Task statement: Skip all pictures. Write out the data below from its first line through the line that contains "return pd.DataFrame(rows)".
— start —
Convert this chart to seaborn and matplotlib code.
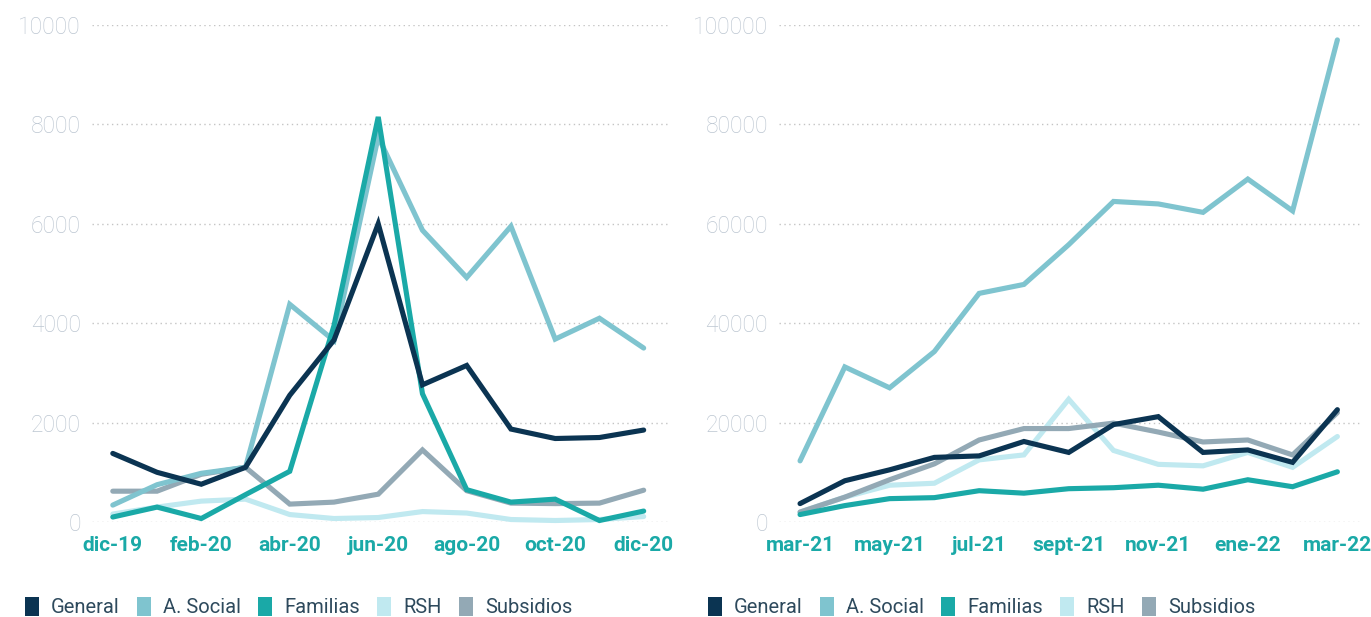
import matplotlib
matplotlib.use("Agg")
import matplotlib.pyplot as plt
import seaborn as sns
import pandas as pd
from matplotlib.patches import Patch

sns.set_theme(style="white")
plt.rcParams['font.family'] = ['Roboto', 'DejaVu Sans']

series_names = ["General", "A. Social", "Familias", "RSH", "Subsidios"]
colors = {"General": "#0b3452", "A. Social": "#7fc4cf", "Familias": "#1aa9a7",
          "RSH": "#c0e9f0", "Subsidios": "#93a9b5"}

months_left = ["dic-19", "ene-20", "feb-20", "mar-20", "abr-20", "may-20", "jun-20",
               "jul-20", "ago-20", "sep-20", "oct-20", "nov-20", "dic-20"]
left_general = [1380, 1000, 760, 1100, 2550, 3660, 6000, 2760, 3150, 1870, 1680, 1700, 1850]
left_asocial = [340, 750, 980, 1100, 4380, 3650, 7750, 5870, 4920, 5950, 3680, 4100, 3500]
left_familias = [100, 300, 70, 550, 1020, 3950, 8150, 2580, 650, 400, 460, 30, 220]
left_rsh = [160, 300, 420, 460, 150, 70, 90, 210, 180, 50, 30, 50, 110]
left_subsidios = [620, 620, 960, 1100, 360, 400, 560, 1450, 630, 380, 370, 380, 640]

months_right = ["mar-21", "abr-21", "may-21", "jun-21", "jul-21", "ago-21", "sept-21",
                "oct-21", "nov-21", "dic-21", "ene-22", "feb-22", "mar-22"]
right_general = [3700, 8300, 10500, 13000, 13300, 16200, 14000, 19600, 21200, 14000, 14500, 12000, 22600]
right_asocial = [12300, 31200, 27000, 34300, 46000, 47800, 55800, 64500, 64000, 62300, 69000, 62600, 97000]
right_familias = [1500, 3300, 4700, 4900, 6300, 5800, 6700, 6900, 7400, 6600, 8500, 7100, 10100]
right_rsh = [2000, 5000, 7400, 7800, 12500, 13500, 24700, 14400, 11600, 11300, 14000, 11000, 17200]
right_subsidios = [2000, 5000, 8500, 11700, 16500, 18800, 18800, 19900, 18100, 16100, 16500, 13500, 22000]


def long_df(months, data):
    rows = []
    for name, vals in data.items():
        for i, (m, v) in enumerate(zip(months, vals)):
            rows.append({"idx": i, "mes": m, "serie": name, "valor": v})
    return pd.DataFrame(rows)


df_left = long_df(months_left, {"General": left_general, "A. Social": left_asocial,
                                "Familias": left_familias, "RSH": left_rsh,
                                "Subsidios": left_subsidios})
df_right = long_df(months_right, {"General": right_general, "A. Social": right_asocial,
                                  "Familias": right_familias, "RSH": right_rsh,
                                  "Subsidios": right_subsidios})

fig = plt.figure(figsize=(13.71, 6.17), dpi=100)
W, H = 1371, 617
ax1 = fig.add_axes([92 / W, 1 - 522 / H, (668 - 92) / W, (522 - 25) / H])
ax2 = fig.add_axes([779 / W, 1 - 522 / H, (1362 - 779) / W, (522 - 25) / H])

draw_order = ["RSH", "Subsidios", "A. Social", "Familias", "General"]


def draw(ax, df, months, ymax, yticks):
    for z, name in enumerate(draw_order):
        sub = df[df["serie"] == name]
        sns.lineplot(data=sub, x="idx", y="valor", ax=ax, color=colors[name],
                     linewidth=3.7, legend=False, zorder=3 + z, clip_on=False,
                     solid_joinstyle="miter")
    ax.set_xlim(-0.47, 12.55)
    ax.set_ylim(0, ymax)
    ax.set_yticks(yticks)
    ax.set_yticklabels([str(t) for t in yticks])
    ax.set_xticks(range(0, 13, 2))
    ax.set_xticklabels([months[i] for i in range(0, 13, 2)])
    ax.set_xlabel("")
    ax.set_ylabel("")
    for s in ax.spines.values():
        s.set_visible(False)
    ax.grid(axis="y", linestyle=(0, (1, 2.5)), color="#c4c4c4", linewidth=1.0, zorder=0)
    ax.grid(axis="x", visible=False)
    ax.tick_params(axis="y", length=0, pad=8, labelsize=16.5, labelcolor="#bcc6d1")
    ax.tick_params(axis="x", length=0, pad=10, labelsize=15, labelcolor="#1aa9a7")
    for lbl in ax.get_yticklabels():
        lbl.set_fontweight("light")
    for lbl in ax.get_xticklabels():
        lbl.set_fontweight("bold")


draw(ax1, df_left, months_left, 10000, [0, 2000, 4000, 6000, 8000, 10000])
draw(ax2, df_right, months_right, 100000, [0, 20000, 40000, 60000, 80000, 100000])

handles = [Patch(facecolor=colors[n], edgecolor="none", label=n) for n in series_names]
for x0 in (25, 708):
    fig.legend(handles=handles, loc="center left", bbox_to_anchor=(x0 / W, 1 - 607 / H),
               ncol=5, frameon=False, fontsize=14.5, handlelength=0.7, handleheight=1.1,
               handletextpad=0.6, columnspacing=0.85, borderaxespad=0, borderpad=0,
               labelcolor="#2e4a5d")

fig.savefig("out.png", dpi=100)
— end —
Exercise answer:
Convert this chart to seaborn and matplotlib code.
import matplotlib
matplotlib.use("Agg")
import matplotlib.pyplot as plt
import seaborn as sns
import pandas as pd
from matplotlib.patches import Patch

sns.set_theme(style="white")
plt.rcParams['font.family'] = ['Roboto', 'DejaVu Sans']

series_names = ["General", "A. Social", "Familias", "RSH", "Subsidios"]
colors = {"General": "#0b3452", "A. Social": "#7fc4cf", "Familias": "#1aa9a7",
          "RSH": "#c0e9f0", "Subsidios": "#93a9b5"}

months_left = ["dic-19", "ene-20", "feb-20", "mar-20", "abr-20", "may-20", "jun-20",
               "jul-20", "ago-20", "sep-20", "oct-20", "nov-20", "dic-20"]
left_general = [1380, 1000, 760, 1100, 2550, 3660, 6000, 2760, 3150, 1870, 1680, 1700, 1850]
left_asocial = [340, 750, 980, 1100, 4380, 3650, 7750, 5870, 4920, 5950, 3680, 4100, 3500]
left_familias = [100, 300, 70, 550, 1020, 3950, 8150, 2580, 650, 400, 460, 30, 220]
left_rsh = [160, 300, 420, 460, 150, 70, 90, 210, 180, 50, 30, 50, 110]
left_subsidios = [620, 620, 960, 1100, 360, 400, 560, 1450, 630, 380, 370, 380, 640]

months_right = ["mar-21", "abr-21", "may-21", "jun-21", "jul-21", "ago-21", "sept-21",
                "oct-21", "nov-21", "dic-21", "ene-22", "feb-22", "mar-22"]
right_general = [3700, 8300, 10500, 13000, 13300, 16200, 14000, 19600, 21200, 14000, 14500, 12000, 22600]
right_asocial = [12300, 31200, 27000, 34300, 46000, 47800, 55800, 64500, 64000, 62300, 69000, 62600, 97000]
right_familias = [1500, 3300, 4700, 4900, 6300, 5800, 6700, 6900, 7400, 6600, 8500, 7100, 10100]
right_rsh = [2000, 5000, 7400, 7800, 12500, 13500, 24700, 14400, 11600, 11300, 14000, 11000, 17200]
right_subsidios = [2000, 5000, 8500, 11700, 16500, 18800, 18800, 19900, 18100, 16100, 16500, 13500, 22000]


def long_df(months, data):
    rows = []
    for name, vals in data.items():
        for i, (m, v) in enumerate(zip(months, vals)):
            rows.append({"idx": i, "mes": m, "serie": name, "valor": v})
    return pd.DataFrame(rows)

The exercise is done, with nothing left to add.